Short exercise: Filter the listing below, copying every line in which the word "seaborn" appears.

Entries supplied:
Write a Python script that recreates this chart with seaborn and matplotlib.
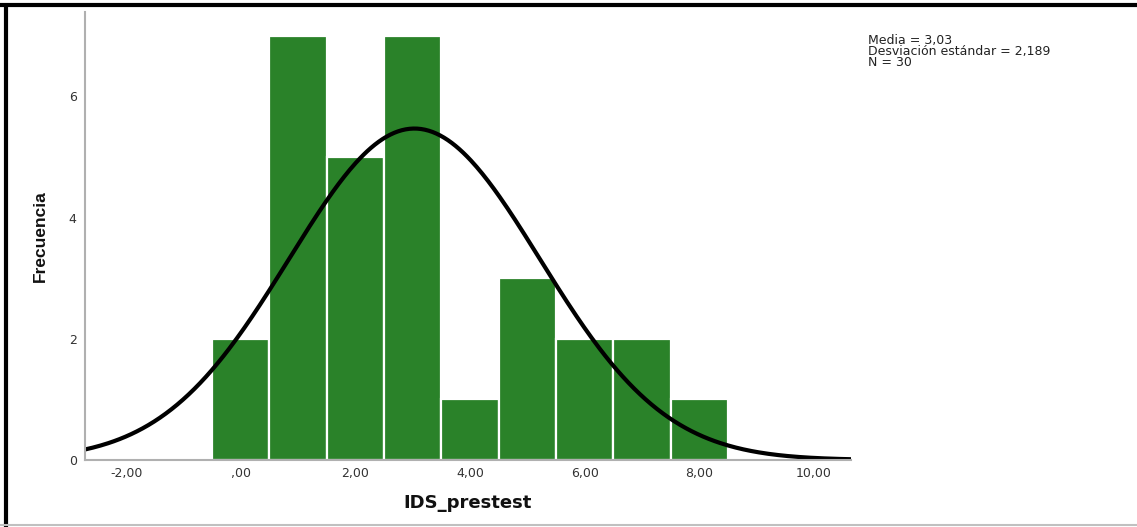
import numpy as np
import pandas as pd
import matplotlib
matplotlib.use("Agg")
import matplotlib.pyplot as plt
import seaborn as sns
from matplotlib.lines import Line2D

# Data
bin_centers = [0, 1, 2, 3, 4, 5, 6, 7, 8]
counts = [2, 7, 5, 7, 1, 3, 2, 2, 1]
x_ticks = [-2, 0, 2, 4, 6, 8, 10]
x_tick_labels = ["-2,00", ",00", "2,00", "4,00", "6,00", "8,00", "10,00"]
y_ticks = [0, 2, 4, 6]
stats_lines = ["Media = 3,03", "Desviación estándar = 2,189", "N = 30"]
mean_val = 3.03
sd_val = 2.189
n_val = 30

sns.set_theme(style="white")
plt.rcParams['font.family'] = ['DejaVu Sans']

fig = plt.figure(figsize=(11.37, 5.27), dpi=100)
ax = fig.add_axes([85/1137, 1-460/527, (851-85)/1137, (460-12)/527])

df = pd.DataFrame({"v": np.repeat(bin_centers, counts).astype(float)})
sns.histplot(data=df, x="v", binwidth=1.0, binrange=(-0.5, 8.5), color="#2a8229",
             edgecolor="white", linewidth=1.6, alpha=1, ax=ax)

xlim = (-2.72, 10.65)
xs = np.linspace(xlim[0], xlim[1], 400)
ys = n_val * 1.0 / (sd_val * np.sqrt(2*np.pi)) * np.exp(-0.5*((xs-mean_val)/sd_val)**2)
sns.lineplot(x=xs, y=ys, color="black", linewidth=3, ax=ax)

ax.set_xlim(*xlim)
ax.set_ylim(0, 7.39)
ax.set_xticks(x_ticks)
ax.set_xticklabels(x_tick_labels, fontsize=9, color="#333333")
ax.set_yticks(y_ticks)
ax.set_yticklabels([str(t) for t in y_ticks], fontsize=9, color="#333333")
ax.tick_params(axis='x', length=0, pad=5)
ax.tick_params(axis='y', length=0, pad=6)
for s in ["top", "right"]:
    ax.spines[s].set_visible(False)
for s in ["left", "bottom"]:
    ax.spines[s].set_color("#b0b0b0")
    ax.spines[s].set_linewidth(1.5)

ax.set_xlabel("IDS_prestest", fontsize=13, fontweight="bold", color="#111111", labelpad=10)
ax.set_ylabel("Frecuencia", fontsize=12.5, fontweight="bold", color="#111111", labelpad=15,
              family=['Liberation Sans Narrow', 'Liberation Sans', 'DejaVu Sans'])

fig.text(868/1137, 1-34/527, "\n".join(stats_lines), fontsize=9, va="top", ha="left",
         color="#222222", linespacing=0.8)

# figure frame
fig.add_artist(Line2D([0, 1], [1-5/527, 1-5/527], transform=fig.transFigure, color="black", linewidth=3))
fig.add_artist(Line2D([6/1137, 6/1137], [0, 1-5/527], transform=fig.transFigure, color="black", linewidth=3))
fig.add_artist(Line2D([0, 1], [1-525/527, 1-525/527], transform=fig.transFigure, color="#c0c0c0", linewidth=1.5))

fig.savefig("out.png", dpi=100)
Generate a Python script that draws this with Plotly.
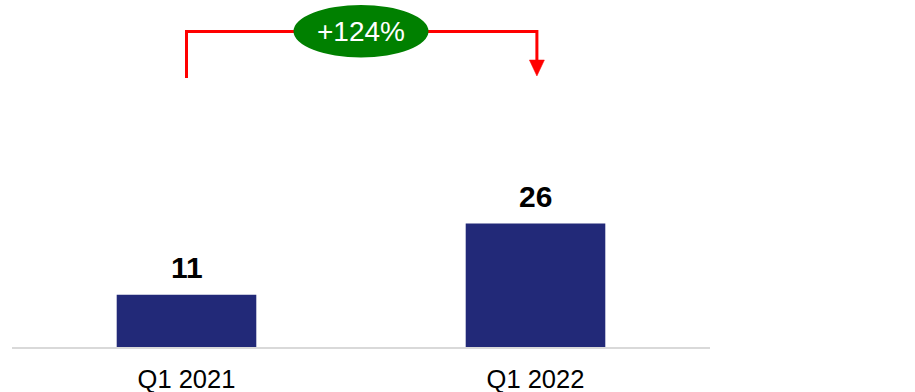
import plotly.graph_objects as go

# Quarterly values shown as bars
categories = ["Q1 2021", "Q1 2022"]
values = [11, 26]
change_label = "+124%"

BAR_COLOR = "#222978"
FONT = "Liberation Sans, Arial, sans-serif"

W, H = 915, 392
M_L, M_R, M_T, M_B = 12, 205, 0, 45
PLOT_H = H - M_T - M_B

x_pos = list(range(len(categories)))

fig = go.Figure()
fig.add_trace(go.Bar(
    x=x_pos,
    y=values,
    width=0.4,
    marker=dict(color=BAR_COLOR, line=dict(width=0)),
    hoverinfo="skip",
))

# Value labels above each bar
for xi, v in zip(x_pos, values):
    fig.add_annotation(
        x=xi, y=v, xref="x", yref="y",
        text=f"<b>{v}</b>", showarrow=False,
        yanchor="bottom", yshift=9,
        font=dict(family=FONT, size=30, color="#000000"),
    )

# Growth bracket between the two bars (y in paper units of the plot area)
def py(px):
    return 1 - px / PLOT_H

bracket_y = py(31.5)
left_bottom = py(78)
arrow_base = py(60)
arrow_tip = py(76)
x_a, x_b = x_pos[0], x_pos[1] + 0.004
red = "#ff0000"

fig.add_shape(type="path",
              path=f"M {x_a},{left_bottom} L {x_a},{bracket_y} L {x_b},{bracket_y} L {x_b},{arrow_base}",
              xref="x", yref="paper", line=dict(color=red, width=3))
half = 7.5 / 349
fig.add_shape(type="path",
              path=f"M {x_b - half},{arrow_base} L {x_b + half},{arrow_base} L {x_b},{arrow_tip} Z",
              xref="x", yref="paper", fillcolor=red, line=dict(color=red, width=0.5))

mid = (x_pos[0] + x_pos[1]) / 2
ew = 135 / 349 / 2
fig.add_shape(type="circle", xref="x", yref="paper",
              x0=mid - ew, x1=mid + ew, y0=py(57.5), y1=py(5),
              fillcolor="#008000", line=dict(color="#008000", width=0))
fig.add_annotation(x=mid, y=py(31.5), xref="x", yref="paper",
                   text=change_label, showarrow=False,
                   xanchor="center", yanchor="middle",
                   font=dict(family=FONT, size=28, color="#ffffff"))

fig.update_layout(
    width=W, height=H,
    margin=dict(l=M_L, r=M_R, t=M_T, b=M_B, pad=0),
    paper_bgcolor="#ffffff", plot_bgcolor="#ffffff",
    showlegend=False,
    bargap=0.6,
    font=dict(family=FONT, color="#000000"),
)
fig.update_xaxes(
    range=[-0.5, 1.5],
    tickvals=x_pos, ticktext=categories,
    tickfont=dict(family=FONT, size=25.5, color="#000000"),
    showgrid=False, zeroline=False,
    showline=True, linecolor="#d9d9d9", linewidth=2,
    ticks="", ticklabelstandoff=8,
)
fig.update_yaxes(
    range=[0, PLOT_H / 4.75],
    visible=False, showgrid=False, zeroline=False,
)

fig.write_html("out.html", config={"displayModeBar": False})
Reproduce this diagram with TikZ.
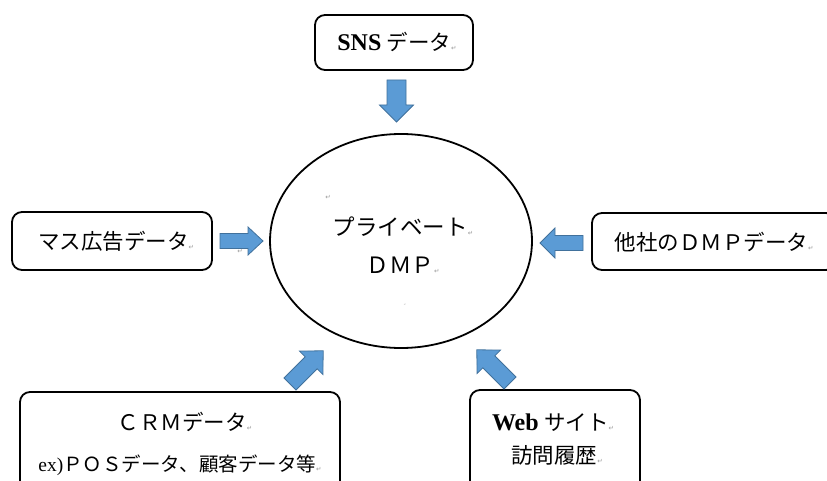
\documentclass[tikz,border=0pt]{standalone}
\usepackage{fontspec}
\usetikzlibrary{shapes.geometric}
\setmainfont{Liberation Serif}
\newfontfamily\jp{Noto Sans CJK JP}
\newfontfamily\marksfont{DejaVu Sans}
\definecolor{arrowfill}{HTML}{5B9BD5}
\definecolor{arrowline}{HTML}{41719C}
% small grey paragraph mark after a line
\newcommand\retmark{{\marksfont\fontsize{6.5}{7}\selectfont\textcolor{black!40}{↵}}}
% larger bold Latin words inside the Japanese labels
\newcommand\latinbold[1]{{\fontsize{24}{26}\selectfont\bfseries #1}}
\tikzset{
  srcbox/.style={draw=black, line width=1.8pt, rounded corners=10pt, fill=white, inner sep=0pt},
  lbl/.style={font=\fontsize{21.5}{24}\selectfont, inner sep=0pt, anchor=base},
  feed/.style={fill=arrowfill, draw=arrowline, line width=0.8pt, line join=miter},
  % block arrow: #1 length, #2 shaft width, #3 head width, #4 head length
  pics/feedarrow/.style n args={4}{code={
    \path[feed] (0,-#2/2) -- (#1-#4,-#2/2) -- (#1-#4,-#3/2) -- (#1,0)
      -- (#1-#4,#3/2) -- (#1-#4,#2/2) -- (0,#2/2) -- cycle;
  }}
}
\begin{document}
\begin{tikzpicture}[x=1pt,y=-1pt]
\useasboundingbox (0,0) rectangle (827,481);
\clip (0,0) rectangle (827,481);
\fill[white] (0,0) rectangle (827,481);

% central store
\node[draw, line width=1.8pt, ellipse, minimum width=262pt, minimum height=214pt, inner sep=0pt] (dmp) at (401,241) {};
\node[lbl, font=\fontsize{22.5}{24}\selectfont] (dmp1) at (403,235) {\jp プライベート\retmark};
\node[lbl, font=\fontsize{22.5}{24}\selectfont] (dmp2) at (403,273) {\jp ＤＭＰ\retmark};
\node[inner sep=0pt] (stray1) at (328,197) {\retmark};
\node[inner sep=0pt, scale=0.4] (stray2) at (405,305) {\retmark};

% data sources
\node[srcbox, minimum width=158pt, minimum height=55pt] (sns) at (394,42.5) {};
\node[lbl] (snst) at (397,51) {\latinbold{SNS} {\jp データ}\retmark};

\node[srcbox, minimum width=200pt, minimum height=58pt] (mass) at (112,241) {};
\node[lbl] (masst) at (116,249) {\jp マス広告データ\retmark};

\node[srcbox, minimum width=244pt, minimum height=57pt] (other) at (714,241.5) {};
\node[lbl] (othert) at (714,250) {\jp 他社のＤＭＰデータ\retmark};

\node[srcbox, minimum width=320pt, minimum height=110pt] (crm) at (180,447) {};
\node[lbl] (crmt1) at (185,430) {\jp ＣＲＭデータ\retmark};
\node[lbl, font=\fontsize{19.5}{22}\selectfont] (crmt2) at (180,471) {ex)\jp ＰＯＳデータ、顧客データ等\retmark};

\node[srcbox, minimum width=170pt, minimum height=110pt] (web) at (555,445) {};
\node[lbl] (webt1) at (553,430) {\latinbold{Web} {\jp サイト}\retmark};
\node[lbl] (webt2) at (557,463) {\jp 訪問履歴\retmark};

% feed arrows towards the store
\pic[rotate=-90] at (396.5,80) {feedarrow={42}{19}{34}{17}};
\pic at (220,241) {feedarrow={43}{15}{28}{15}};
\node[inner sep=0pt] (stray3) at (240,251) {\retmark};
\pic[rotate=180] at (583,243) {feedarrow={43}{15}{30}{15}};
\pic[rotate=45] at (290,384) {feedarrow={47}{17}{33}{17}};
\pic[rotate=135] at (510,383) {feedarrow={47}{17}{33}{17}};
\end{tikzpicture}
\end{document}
...
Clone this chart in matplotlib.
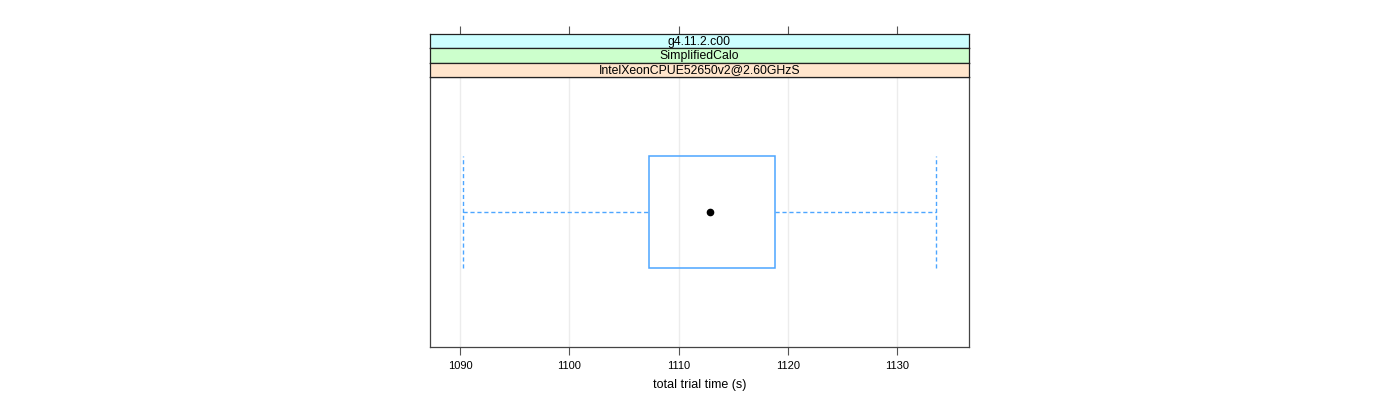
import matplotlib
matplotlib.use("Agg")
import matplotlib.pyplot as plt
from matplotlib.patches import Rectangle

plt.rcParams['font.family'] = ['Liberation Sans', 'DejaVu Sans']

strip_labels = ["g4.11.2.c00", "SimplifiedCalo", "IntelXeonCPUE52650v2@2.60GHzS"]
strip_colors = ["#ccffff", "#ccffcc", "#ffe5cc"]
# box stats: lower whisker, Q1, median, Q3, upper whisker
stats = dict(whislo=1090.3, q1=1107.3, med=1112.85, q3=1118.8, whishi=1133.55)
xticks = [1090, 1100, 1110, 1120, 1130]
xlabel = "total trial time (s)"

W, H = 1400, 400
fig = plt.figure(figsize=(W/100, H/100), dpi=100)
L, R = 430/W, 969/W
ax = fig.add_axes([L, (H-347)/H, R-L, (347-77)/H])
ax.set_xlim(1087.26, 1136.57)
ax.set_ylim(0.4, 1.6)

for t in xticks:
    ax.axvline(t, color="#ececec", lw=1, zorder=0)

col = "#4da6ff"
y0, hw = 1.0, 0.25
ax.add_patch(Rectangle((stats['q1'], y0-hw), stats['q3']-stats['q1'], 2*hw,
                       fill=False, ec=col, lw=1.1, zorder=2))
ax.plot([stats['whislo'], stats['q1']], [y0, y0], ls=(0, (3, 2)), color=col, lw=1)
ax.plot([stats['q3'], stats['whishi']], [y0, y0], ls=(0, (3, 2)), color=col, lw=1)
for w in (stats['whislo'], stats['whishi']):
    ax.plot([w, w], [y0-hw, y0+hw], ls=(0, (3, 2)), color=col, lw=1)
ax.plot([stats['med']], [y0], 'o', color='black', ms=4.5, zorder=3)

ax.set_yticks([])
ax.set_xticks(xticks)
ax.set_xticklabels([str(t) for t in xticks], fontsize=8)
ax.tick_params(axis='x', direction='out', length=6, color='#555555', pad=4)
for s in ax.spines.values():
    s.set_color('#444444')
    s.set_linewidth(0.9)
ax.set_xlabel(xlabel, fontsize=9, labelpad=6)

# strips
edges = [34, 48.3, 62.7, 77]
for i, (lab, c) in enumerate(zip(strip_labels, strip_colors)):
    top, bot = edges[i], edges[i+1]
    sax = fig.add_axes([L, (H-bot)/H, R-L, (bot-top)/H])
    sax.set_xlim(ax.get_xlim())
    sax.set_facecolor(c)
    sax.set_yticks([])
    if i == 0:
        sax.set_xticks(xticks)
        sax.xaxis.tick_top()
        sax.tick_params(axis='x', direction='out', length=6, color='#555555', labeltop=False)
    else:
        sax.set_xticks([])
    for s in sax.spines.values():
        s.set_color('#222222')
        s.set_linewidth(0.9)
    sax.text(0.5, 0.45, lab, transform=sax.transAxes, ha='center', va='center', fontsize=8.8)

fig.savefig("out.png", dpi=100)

Task output:
Write a Python script that recreates this chart with seaborn and matplotlib.
import seaborn as sns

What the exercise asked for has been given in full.